Vienna school of medicine

Vienna school of medicine
   At the beginning of the 18th century, Western medical science still accepted the doctrine of the four humors present in human body fluids. Disease was present when one or more of the humors were out of balance; the common cures for restoring them to equilibrium were bleeding or purging. With the arrival of the Dutch physician and scholar Gerard van Swieten (1700–1772) at the court of Empress Maria Theresa in 1745, the medical faculty at the University of Vienna struck out in an altogether different direction. Van Swieten was a disciple of the great Dutch physician Hermann Boerhave, who taught in Leiden that sound medicine was based on the close observation of disease and trauma. The duty of the physician was to encourage the vast healing powers of nature rather than to prescribe treatments that he half understood. Van Swieten was also very concerned with public health. Progress was remarkably swift. In 1754, Vienna opened its first medical clinic; local physicians developed both techniques and instrumentation to improve their diagnostic capabilities. Emperor Joseph II established the Vienna General Hospital (Allgemeines Krankenhaus) in 1784, which became a center for van Swieten’s program.
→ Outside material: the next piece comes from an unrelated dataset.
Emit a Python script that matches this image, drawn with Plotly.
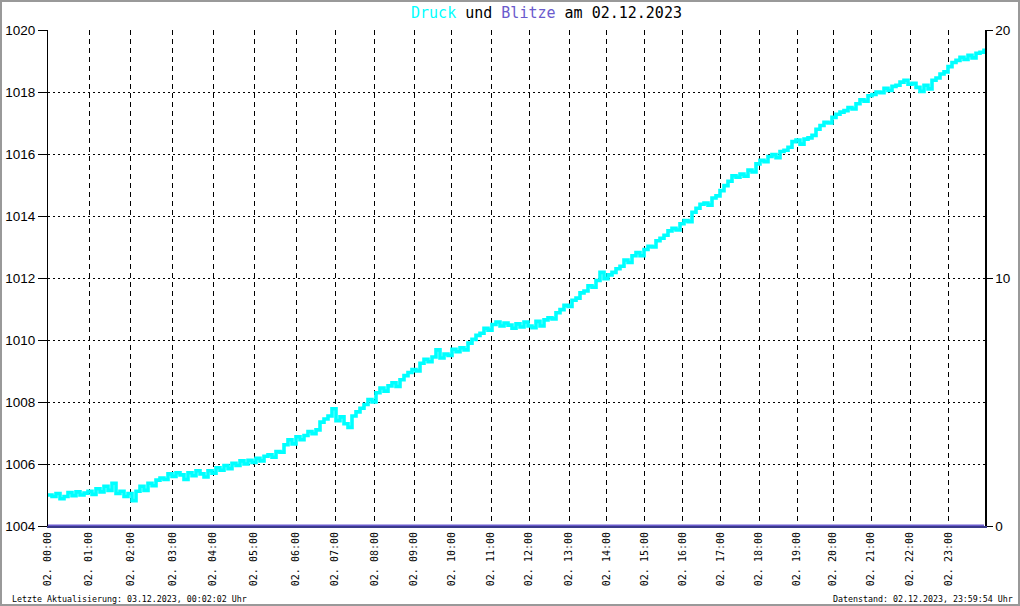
import plotly.graph_objects as go

# ---- data ----
hour_labels = ["02. %02d:00" % h for h in range(24)]
# sample index at which each hour starts (samples are not evenly spaced in time)
hour_sample_index = [0, 10.3, 20.7, 31.1, 41.3, 51.5, 62, 71.75, 81.7, 91.5, 100.9,
                     110.75, 120.25, 130.25, 139.6, 149.1, 158.6, 168.2, 177.8,
                     187.25, 196.3, 205.8, 215.5, 225.1]
last_sample_index = 234.25

druck = [
    1005.00, 1004.95, 1005.05, 1004.88, 1004.95, 1005.08, 1004.98, 1005.10, 1005.00, 1005.06,
    1005.12, 1005.02, 1005.20, 1005.10, 1005.28, 1005.15, 1005.38, 1005.05, 1005.12, 1004.95,
    1005.05, 1004.82, 1005.12, 1005.28, 1005.15, 1005.38, 1005.30, 1005.48, 1005.55, 1005.50,
    1005.68, 1005.60, 1005.72, 1005.65, 1005.50, 1005.72, 1005.62, 1005.78, 1005.68, 1005.58,
    1005.78, 1005.70, 1005.88, 1005.80, 1005.95, 1005.85, 1006.02, 1005.95, 1006.10, 1006.00,
    1006.12, 1006.05, 1006.18, 1006.10, 1006.25, 1006.30, 1006.22, 1006.40, 1006.38, 1006.62,
    1006.78, 1006.65, 1006.88, 1006.78, 1006.92, 1007.05, 1006.98, 1007.10, 1007.35, 1007.45,
    1007.55, 1007.78, 1007.40, 1007.52, 1007.30, 1007.18, 1007.55, 1007.68, 1007.80, 1007.92,
    1008.08, 1008.00, 1008.30, 1008.45, 1008.35, 1008.52, 1008.62, 1008.50, 1008.72, 1008.85,
    1008.95, 1009.05, 1009.00, 1009.25, 1009.38, 1009.30, 1009.45, 1009.68, 1009.42, 1009.55,
    1009.50, 1009.70, 1009.62, 1009.75, 1009.68, 1009.90, 1010.02, 1010.15, 1010.22, 1010.38,
    1010.32, 1010.50, 1010.58, 1010.45, 1010.55, 1010.48, 1010.38, 1010.52, 1010.42, 1010.58,
    1010.45, 1010.40, 1010.60, 1010.45, 1010.65, 1010.72, 1010.68, 1010.88, 1010.98, 1011.12,
    1011.08, 1011.28, 1011.35, 1011.52, 1011.58, 1011.75, 1011.70, 1011.92, 1012.18, 1011.98,
    1012.10, 1012.18, 1012.30, 1012.38, 1012.58, 1012.50, 1012.72, 1012.82, 1012.72, 1012.92,
    1013.02, 1013.00, 1013.20, 1013.28, 1013.38, 1013.52, 1013.60, 1013.55, 1013.75, 1013.85,
    1013.82, 1014.12, 1014.25, 1014.38, 1014.42, 1014.35, 1014.58, 1014.65, 1014.82, 1014.98,
    1015.12, 1015.30, 1015.25, 1015.35, 1015.28, 1015.48, 1015.42, 1015.68, 1015.80, 1015.75,
    1015.92, 1015.98, 1015.88, 1016.08, 1016.12, 1016.22, 1016.40, 1016.45, 1016.32, 1016.48,
    1016.52, 1016.60, 1016.80, 1016.92, 1017.02, 1017.00, 1017.18, 1017.28, 1017.35, 1017.40,
    1017.50, 1017.45, 1017.62, 1017.75, 1017.70, 1017.88, 1017.92, 1018.00, 1017.98, 1018.12,
    1018.05, 1018.18, 1018.22, 1018.32, 1018.38, 1018.25, 1018.28, 1018.15, 1018.02, 1018.22,
    1018.10, 1018.38, 1018.45, 1018.58, 1018.65, 1018.82, 1018.95, 1019.02, 1019.12, 1019.05,
    1019.18, 1019.10, 1019.25, 1019.28, 1019.40,
]
blitze = [0] * len(druck)
sample_index = list(range(len(druck)))

left_ticks = [1004, 1006, 1008, 1010, 1012, 1014, 1016, 1018, 1020]
right_ticks = [0, 10, 20]

title_date = "02.12.2023"
footer_left = "Letzte Aktualisierung: 03.12.2023, 00:02:02 Uhr"
footer_right = "Datenstand: 02.12.2023, 23:59:54 Uhr"

# ---- styles ----
CYAN = "#00FFFF"
SLATE = "#6A5ACD"
MONO = "DejaVu Sans Mono"
SANS = "Liberation Sans"

W, H = 1020, 606
ML, MR, MT, MB = 48, 35, 30, 80
PW, PH = W - ML - MR, H - MT - MB

def px_x(x):
    return (x - ML) / PW

def px_y(y):
    return (H - MB - y) / PH

fig = go.Figure()
fig.add_trace(go.Scatter(x=sample_index, y=druck, mode="lines", line=dict(color=CYAN, width=3.6, shape="hv"),
                         name="Druck", yaxis="y", showlegend=False, hoverinfo="skip"))
fig.add_trace(go.Scatter(x=sample_index, y=blitze, mode="lines", line=dict(color=SLATE, width=3),
                         name="Blitze", yaxis="y2", showlegend=False, hoverinfo="skip"))

fig.update_layout(
    width=W, height=H,
    margin=dict(l=ML, r=MR, t=MT, b=MB, autoexpand=False),
    paper_bgcolor="white", plot_bgcolor="white",
    title=dict(
        text=f'<span style="color:{CYAN}">Druck</span> und <span style="color:{SLATE}">Blitze</span> am {title_date}',
        font=dict(family=MONO, size=15, color="black"),
        x=546.5 / W, xanchor="center", xref="container",
        y=1 - 13 / H, yanchor="middle", yref="container",
    ),
    xaxis=dict(
        range=[0, last_sample_index], tickmode="array", tickvals=hour_sample_index, ticktext=hour_labels,
        tickangle=-90, tickfont=dict(family=MONO, size=10, color="black"), ticks="", ticklen=0,
        showgrid=True, gridcolor="black", gridwidth=1, griddash="5px,4px",
        showline=True, linecolor="#3a3a8a", linewidth=2, zeroline=False, automargin=False,
        fixedrange=True,
    ),
    yaxis=dict(
        range=[1004, 1020], tickmode="array", tickvals=left_ticks,
        tickfont=dict(family=SANS, size=13.5, color="black"), ticks="outside", ticklen=9, tickcolor="black",
        showgrid=True, gridcolor="black", gridwidth=1, griddash="2px,3px",
        showline=True, linecolor="black", linewidth=1, zeroline=False, automargin=False,
        fixedrange=True,
    ),
    yaxis2=dict(
        range=[0, 20], overlaying="y", side="right", tickmode="array", tickvals=right_ticks,
        tickfont=dict(family=SANS, size=13.5, color="black"), ticks="outside", ticklen=6, tickcolor="black",
        showgrid=False, showline=True, linecolor="black", linewidth=1.5, zeroline=False, automargin=False,
        fixedrange=True,
    ),
    annotations=[
        dict(text=footer_left, xref="paper", yref="paper", x=px_x(10), y=px_y(599),
             xanchor="left", yanchor="middle", showarrow=False,
             font=dict(family=MONO, size=8.3, color="black")),
        dict(text=footer_right, xref="paper", yref="paper", x=px_x(1015), y=px_y(599),
             xanchor="right", yanchor="middle", showarrow=False,
             font=dict(family=MONO, size=8.3, color="black")),
    ],
    shapes=[
        dict(type="rect", xref="paper", yref="paper", x0=px_x(1), x1=px_x(1019), y0=px_y(605), y1=px_y(1),
             line=dict(color="#999999", width=2), fillcolor="rgba(0,0,0,0)", layer="below"),
    ],
)

fig.write_html("out.html", config={"displayModeBar": False, "staticPlot": True},
               post_script="document.body.style.margin='0px';document.body.style.overflow='hidden';")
The Dutch obstetrician Johann Lukas Boer practiced there following the principle that parturition was a natural process, which the good physician simply allowed to take its course. His contemporary Vinzenz von Kern (1760–1829), who taught at the university from 1805 until his death, developed a revolutionary treatment for wounds. Rejecting the use of traditional ointments and pressure bandaging, he dressed traumas in loose, water-saturated cloth to maximize the healing process. This practice was widely followed in the first half of the 19th century; it was said that by 1850, the only medication prescribed in the General Hospital was brandy for those in desperate pain.
   Great diagnostic advances certainly took place. Central to the detailed understanding of the human organism so necessary for medicine was the work of Karl von Rokitansky (1804–1878). Reportedly performing more than 85,000 autopsies during his long career, he turned anatomical pathology into an effective clinical tool. Though he himself did not make much use of his findings, a successor, Josef Skoda (1805–1881), certainly did. It was Skoda who refined the technique of chest percussion, first advanced by a Graz physician, Leopold von Auenbrugger a century earlier, in the examination of patients. Surgery, the only accepted therapeutic intervention, was developed to a highly sophisticated art, culminating in the work of Theodore Billroth (1829–1894). Joining the medical faculty of the University of Vienna in 1867, he pioneered in such procedures as the resectioning of the stomach (1881) and the removal of the larynx (1874). His students joined the staffs of hospitals throughout Europe.
   Substantial though these achievements were—Vienna continued to be a medical center even after the collapse of the monarchy—its therapeutic philosophy, particularly its disdain for pharmacological or chemical intervention, had its critics even in the 19th century. The Hungarian physician Ignaz Semmelweis (1818–1865) was never able to persuade the chief of his clinic to support good sanitary practices in obstetrical clinics. An insistent man, he was dismissed for his pains. The indifference to suffering patients became legendary, as diagnosis often seemed to be favored over cure.

Historical dictionary of Austria. . 2014.